Macraes Flat is an area in central Otago that includes both historic and modern-day gold mines, and two species of endangered, endemic New Zealand Skink. In a trial from 2005 to 2008 four thousand hectares of intensive predator trapping and thirty hectares of fenced enclosures reversed the decline of both the Grand and the Otago Skink, trapping remains at the heart of their gradual recovery.

The New Zealand Department of Conservation, working out of their Macraes Flat Field Base, found that kill traps alone could not adequately suppress predator numbers, leg-hold traps or cages are far more effective. The Animal Welfare Act, however, requires that these traps are checked daily, and rangers were often checking completely empty trap lines in trying conditions. There had to be a better way and one that complied with Ministry of Primary Industries (MPI) guidelines.

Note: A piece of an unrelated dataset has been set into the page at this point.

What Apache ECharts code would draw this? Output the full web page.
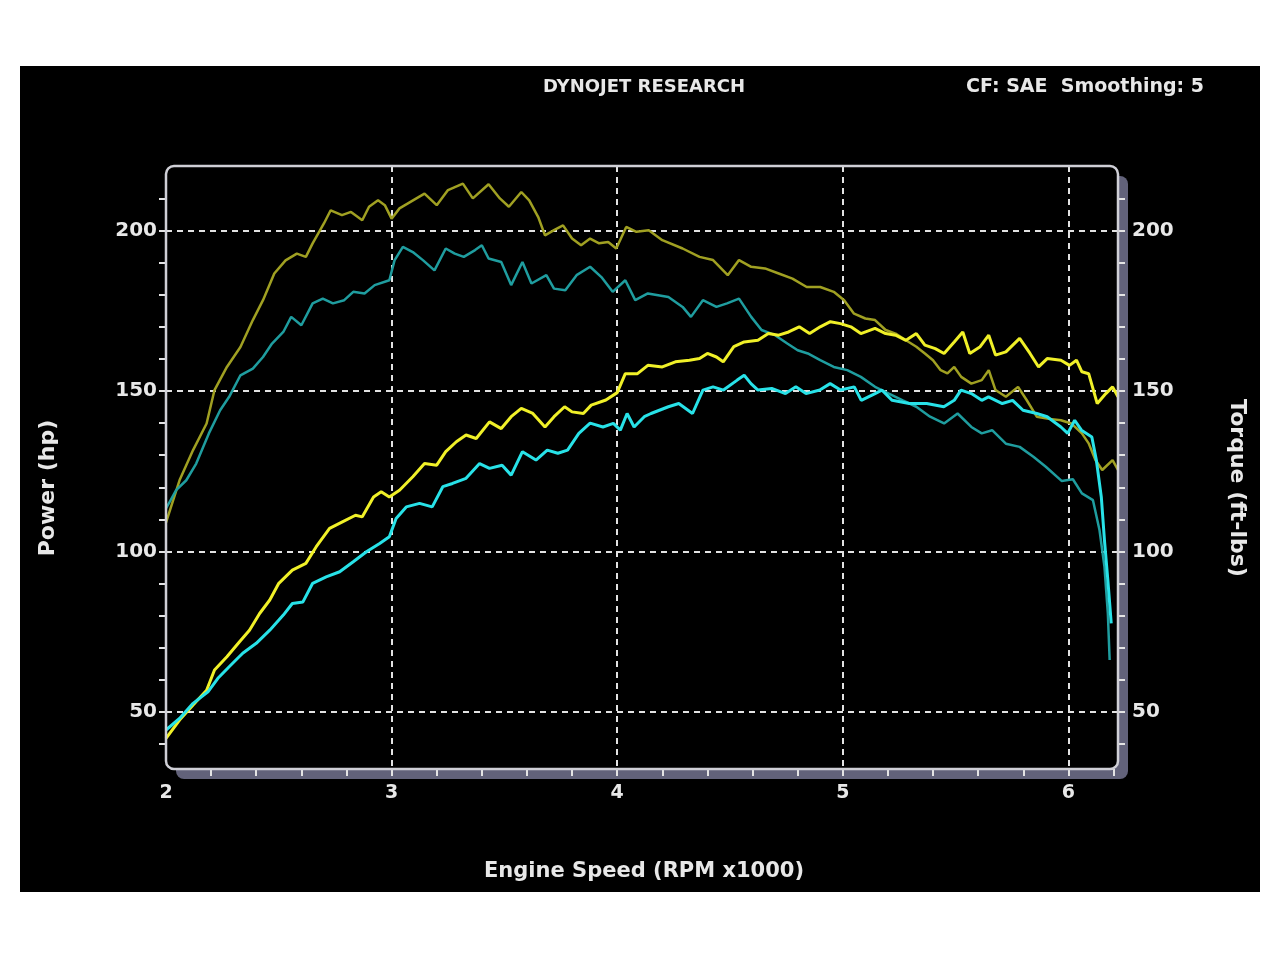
<!DOCTYPE html>
<html><head><meta charset="utf-8">
<script src="https://cdn.jsdelivr.net/npm/echarts@6/dist/echarts.min.js"></script>
<style>
html,body{margin:0;padding:0;background:#fff;width:1280px;height:959px;overflow:hidden}
#panel{position:absolute;left:20px;top:66px;width:1240px;height:826px;background:#000}
#chart{width:1240px;height:826px}
</style></head><body>
<div id="panel"><div id="chart"></div></div>
<script>
// ---- axis ranges & ticks ----
const xMin = 2, xMax = 6.22;
const yMin = 32.25, yMax = 220.1;
const xLabels = [2, 3, 4, 5, 6];
const xMinorTicks = [2.2, 2.4, 2.6, 2.8, 3, 3.2, 3.4, 3.6, 3.8, 4, 4.2, 4.4, 4.6, 4.8, 5, 5.2, 5.4, 5.6, 5.8, 6, 6.2];
const xGridLines = [3, 4, 5, 6];
const yLabels = [50, 100, 150, 200];
const yMinorTicks = [40, 50, 60, 70, 80, 90, 100, 110, 120, 130, 140, 150, 160, 170, 180, 190, 200, 210];
const yGridLines = [50, 100, 150, 200];

// ---- texts ----
const titleText = 'DYNOJET RESEARCH';
const infoText = 'CF: SAE  Smoothing: 5';
const xName = 'Engine Speed (RPM x1000)';
const yLeftName = 'Power (hp)';
const yRightName = 'Torque (ft-lbs)';

// ---- series data [rpm x1000, value] ----
const torqueRun1 = [[2.0,109],[2.06,122.2],[2.12,131.6],[2.18,139.9],[2.215,150.3],[2.27,157.5],[2.33,163.7],[2.385,172.1],[2.43,178.3],[2.48,186.6],[2.53,190.7],[2.58,192.8],[2.62,191.8],[2.65,196],[2.70,202.2],[2.73,206.3],[2.78,204.8],[2.82,205.8],[2.87,203.2],[2.90,207.4],[2.94,209.4],[2.97,207.9],[3.00,203.7],[3.035,206.9],[3.095,209.4],[3.146,211.5],[3.2,207.9],[3.25,212.6],[3.316,214.6],[3.36,210],[3.43,214.4],[3.48,210],[3.52,207.4],[3.575,212],[3.61,209.4],[3.65,204.2],[3.68,198.5],[3.72,200.1],[3.76,201.6],[3.80,197.5],[3.84,195.4],[3.88,197.5],[3.92,196],[3.96,196.4],[3.996,194.4],[4.04,201.1],[4.085,199.6],[4.14,200.1],[4.2,197.0],[4.29,194.4],[4.365,191.8],[4.425,190.8],[4.49,186.1],[4.54,190.8],[4.594,188.7],[4.655,188.2],[4.716,186.6],[4.777,185.0],[4.84,182.4],[4.90,182.4],[4.96,180.9],[5.006,178.3],[5.05,174.1],[5.10,172.6],[5.143,172.1],[5.19,169.0],[5.234,167.9],[5.28,165.8],[5.326,163.8],[5.364,161.7],[5.40,159.6],[5.434,156.5],[5.464,155.5],[5.494,157.5],[5.525,154.4],[5.57,152.3],[5.616,153.4],[5.647,156.5],[5.677,150.3],[5.723,148.2],[5.777,151.3],[5.815,147.2],[5.86,142.0],[5.906,141.4],[5.967,140.9],[6.013,139.9],[6.06,136.8],[6.09,133.7],[6.12,128.5],[6.15,125.4],[6.196,128.5],[6.22,125.4]];
const torqueRun2 = [[2.0,113.4],[2.045,119.1],[2.09,122.2],[2.134,127.4],[2.19,136.8],[2.24,144],[2.28,148.2],[2.33,154.9],[2.385,157],[2.43,160.6],[2.47,164.8],[2.52,168.4],[2.555,173.1],[2.60,170.5],[2.65,177.3],[2.695,178.8],[2.74,177.3],[2.79,178.3],[2.83,180.9],[2.88,180.4],[2.925,183],[2.99,184.5],[3.013,190.7],[3.05,194.9],[3.094,193.3],[3.14,190.7],[3.19,187.6],[3.24,194.4],[3.28,192.8],[3.32,191.8],[3.37,193.9],[3.40,195.4],[3.43,191.3],[3.486,190.2],[3.53,183],[3.58,190.2],[3.62,183.5],[3.686,186.1],[3.72,181.9],[3.77,181.4],[3.82,186.1],[3.88,188.7],[3.93,185.5],[3.98,180.9],[4.036,184.5],[4.08,178.3],[4.136,180.4],[4.227,179.3],[4.29,176.2],[4.327,173.1],[4.38,178.3],[4.44,176.2],[4.487,177.3],[4.54,178.8],[4.594,173.1],[4.64,169.0],[4.70,167.4],[4.754,164.8],[4.80,162.7],[4.845,161.7],[4.90,159.6],[4.96,157.5],[5.02,156.5],[5.08,154.4],[5.143,151.3],[5.204,149.2],[5.266,147.1],[5.326,145.1],[5.387,142.0],[5.449,139.9],[5.509,143.0],[5.57,138.8],[5.616,136.8],[5.662,137.8],[5.723,133.6],[5.784,132.6],[5.845,129.5],[5.9,126.4],[5.97,122],[6.02,122.5],[6.06,118.1],[6.109,116.0],[6.138,106.7],[6.16,95.2],[6.175,80.7],[6.183,66.2]];
const powerRun1 = [[2.0,41.8],[2.06,47.5],[2.12,52.2],[2.18,56.8],[2.215,63.1],[2.27,67.2],[2.326,71.9],[2.37,75.5],[2.415,80.7],[2.46,84.9],[2.50,90.1],[2.56,94.2],[2.62,96.3],[2.666,101.5],[2.725,107.2],[2.784,109.3],[2.84,111.3],[2.87,110.8],[2.92,117.0],[2.954,118.6],[2.99,117],[3.035,119.1],[3.094,123.3],[3.146,127.4],[3.20,126.9],[3.24,131.1],[3.287,134.2],[3.33,136.3],[3.375,135.2],[3.434,140.4],[3.486,138.3],[3.53,142],[3.575,144.6],[3.626,143],[3.68,138.8],[3.72,142],[3.767,145.1],[3.80,143.5],[3.85,143],[3.885,145.6],[3.95,147.2],[4.0,149.5],[4.036,155.4],[4.09,155.4],[4.136,158.0],[4.2,157.5],[4.258,159.1],[4.32,159.6],[4.365,160.1],[4.40,161.7],[4.44,160.6],[4.47,159.1],[4.517,163.8],[4.563,165.3],[4.624,165.8],[4.67,167.9],[4.716,167.4],[4.76,168.4],[4.807,170.0],[4.853,167.9],[4.90,170.0],[4.945,171.6],[4.99,171.0],[5.036,170.0],[5.08,167.9],[5.143,169.5],[5.19,167.9],[5.234,167.4],[5.28,165.8],[5.326,167.9],[5.364,164.3],[5.41,163.2],[5.449,161.7],[5.494,165.3],[5.532,168.4],[5.563,161.7],[5.609,163.8],[5.647,167.4],[5.677,161.2],[5.723,162.2],[5.784,166.4],[5.83,161.7],[5.868,157.5],[5.906,160.1],[5.967,159.6],[6.005,158.0],[6.036,159.6],[6.06,156.0],[6.09,155.4],[6.128,146.1],[6.166,149.2],[6.196,151.3],[6.22,148.2]];
const powerRun2 = [[2.0,44.4],[2.06,48],[2.12,52.7],[2.186,56.3],[2.23,60.5],[2.28,64.1],[2.34,68.3],[2.40,71.4],[2.46,75.5],[2.52,80.2],[2.56,83.8],[2.607,84.3],[2.65,90.1],[2.71,92.1],[2.77,93.7],[2.83,96.8],[2.89,100],[2.947,102.5],[2.99,104.6],[3.02,110.3],[3.065,113.9],[3.124,115],[3.18,113.9],[3.227,120.2],[3.27,121.2],[3.33,122.8],[3.39,127.4],[3.434,125.9],[3.49,126.9],[3.53,123.8],[3.58,131.1],[3.64,128.5],[3.69,131.6],[3.737,130.6],[3.78,131.6],[3.83,136.8],[3.88,140],[3.937,138.8],[3.983,139.9],[4.014,137.8],[4.044,143.0],[4.075,138.8],[4.12,142.0],[4.15,143.0],[4.227,145.1],[4.273,146.1],[4.334,143.0],[4.38,150.3],[4.425,151.3],[4.471,150.3],[4.532,153.4],[4.563,154.9],[4.593,152.3],[4.624,150.3],[4.685,150.8],[4.746,149.2],[4.792,151.3],[4.837,149.2],[4.898,150.3],[4.944,152.3],[4.99,150.3],[5.051,151.3],[5.082,147.1],[5.143,149.2],[5.173,150.3],[5.219,147.1],[5.295,146.1],[5.372,146.1],[5.448,145.1],[5.494,147.1],[5.524,150.3],[5.57,149.2],[5.616,147.1],[5.646,148.2],[5.707,146.1],[5.753,147.1],[5.799,144.0],[5.86,143.0],[5.906,142.0],[5.967,138.8],[5.997,136.8],[6.028,140.9],[6.058,137.8],[6.104,135.7],[6.124,128.5],[6.146,117.0],[6.16,103.5],[6.175,91.1],[6.19,77.6]];

// ---- styling ----
const txtColor = '#e8e8e8';
const fontFam = '"DejaVu Sans", Verdana, sans-serif';
const tickStyle = { color: '#e4e4e4', width: 2 };
const dashStyle = { color: '#e2e2e2', width: 2, type: [6, 5] };
const G = { left: 146, top: 100, width: 952, height: 603 };

const chart = echarts.init(document.getElementById('chart'), null, { renderer: 'canvas' });

function lineSeries(name, data, color, width) {
  return { name, type: 'line', data, xAxisIndex: 0, yAxisIndex: 0, showSymbol: false, symbol: 'none',
    z: 4, animation: false, lineStyle: { color, width }, itemStyle: { color } };
}

const labelStyle = { color: txtColor, fontFamily: fontFam, fontWeight: 'bold', fontSize: 20 };

chart.setOption({
  backgroundColor: 'transparent',
  animation: false,
  title: [
    { text: titleText, left: 624, top: 12, textAlign: 'center', padding: 0,
      textStyle: { color: txtColor, fontFamily: fontFam, fontWeight: 'bold', fontSize: 18 } },
    { text: infoText, right: 56, top: 12, padding: 0,
      textStyle: { color: txtColor, fontFamily: fontFam, fontWeight: 'bold', fontSize: 19 } }
  ],
  grid: { left: G.left, top: G.top, width: G.width, height: G.height, containLabel: false },
  xAxis: [
    { type: 'value', position: 'bottom', min: xMin, max: xMax, z: 3,
      axisLine: { show: false },
      axisTick: { show: true, customValues: xMinorTicks, length: 7, lineStyle: tickStyle },
      axisLabel: Object.assign({ customValues: xLabels, margin: 15, formatter: v => String(v) }, labelStyle, { fontSize: 19 }),
      splitLine: { show: false } },
    { type: 'value', position: 'bottom', min: xMin, max: xMax, z: 3,
      axisLine: { show: false },
      axisTick: { show: false, customValues: xGridLines },
      axisLabel: { show: false },
      splitLine: { show: true, lineStyle: dashStyle } }
  ],
  yAxis: [
    { type: 'value', position: 'left', min: yMin, max: yMax, z: 3,
      axisLine: { show: false },
      axisTick: { show: true, customValues: yMinorTicks, length: 7, lineStyle: tickStyle },
      axisLabel: Object.assign({ customValues: yLabels, margin: 9, padding: [5, 0, 0, 0], formatter: v => String(v) }, labelStyle),
      splitLine: { show: false } },
    { type: 'value', position: 'right', min: yMin, max: yMax, z: 3,
      axisLine: { show: false },
      axisTick: { show: true, customValues: yMinorTicks, length: 7, lineStyle: tickStyle },
      axisLabel: Object.assign({ customValues: yLabels, margin: 14, padding: [5, 0, 0, 0], formatter: v => String(v) }, labelStyle),
      splitLine: { show: false } },
    { type: 'value', position: 'left', min: yMin, max: yMax, z: 3,
      axisLine: { show: false },
      axisTick: { show: false, customValues: yGridLines },
      axisLabel: { show: false },
      splitLine: { show: true, lineStyle: dashStyle } }
  ],
  graphic: [
    { type: 'rect', z: 1, silent: true,
      shape: { x: G.left + 10, y: G.top + 10, width: G.width, height: G.height, r: 8 },
      style: { fill: '#62627a' } },
    { type: 'rect', z: 2, silent: true,
      shape: { x: G.left, y: G.top, width: G.width, height: G.height, r: 8 },
      style: { fill: '#000' } },
    { type: 'rect', z: 6, silent: true,
      shape: { x: G.left, y: G.top, width: G.width, height: G.height, r: 8 },
      style: { fill: 'none', stroke: '#cfcfd6', lineWidth: 2.5 } },
    { type: 'text', z: 6, silent: true, x: 624, y: 806,
      style: { text: xName, fill: txtColor, font: 'bold 21px ' + fontFam,
        textAlign: 'center', textVerticalAlign: 'middle', align: 'center', verticalAlign: 'middle' } },
    { type: 'text', z: 6, silent: true, x: 28, y: 422, rotation: Math.PI / 2,
      style: { text: yLeftName, fill: txtColor, font: 'bold 22px ' + fontFam,
        textAlign: 'center', textVerticalAlign: 'middle', align: 'center', verticalAlign: 'middle' } },
    { type: 'text', z: 6, silent: true, x: 1217, y: 422, rotation: -Math.PI / 2,
      style: { text: yRightName, fill: txtColor, font: 'bold 22px ' + fontFam,
        textAlign: 'center', textVerticalAlign: 'middle', align: 'center', verticalAlign: 'middle' } }
  ],
  series: [
    lineSeries('Torque run 1', torqueRun1, '#a0a022', 2.5),
    lineSeries('Torque run 2', torqueRun2, '#1f9d9f', 2.5),
    lineSeries('Power run 1', powerRun1, '#f0f028', 3),
    lineSeries('Power run 2', powerRun2, '#28e2e8', 3)
  ]
});
</script>
</body></html>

After researching overseas and local New Zealand options the team leader at Macraes Flat, Patrick Liddy, engaged Encounter Solutions to trial the Celium Network on a third of their live capture traps. He only wanted to check traps that were sprung and ensure the operation complied with the MPI guidelines.

What he found was that the monitoring solution reduced trap checks by 75% and once fully deployed will pay for itself in less than 3 years. Along with staff hours, petrol and associated vehicle costs savings, there will be reduced degradation of vehicle access tracks, the ability to extend the trapping season into the fringe winter months and a general improvement in working conditions and animal welfare.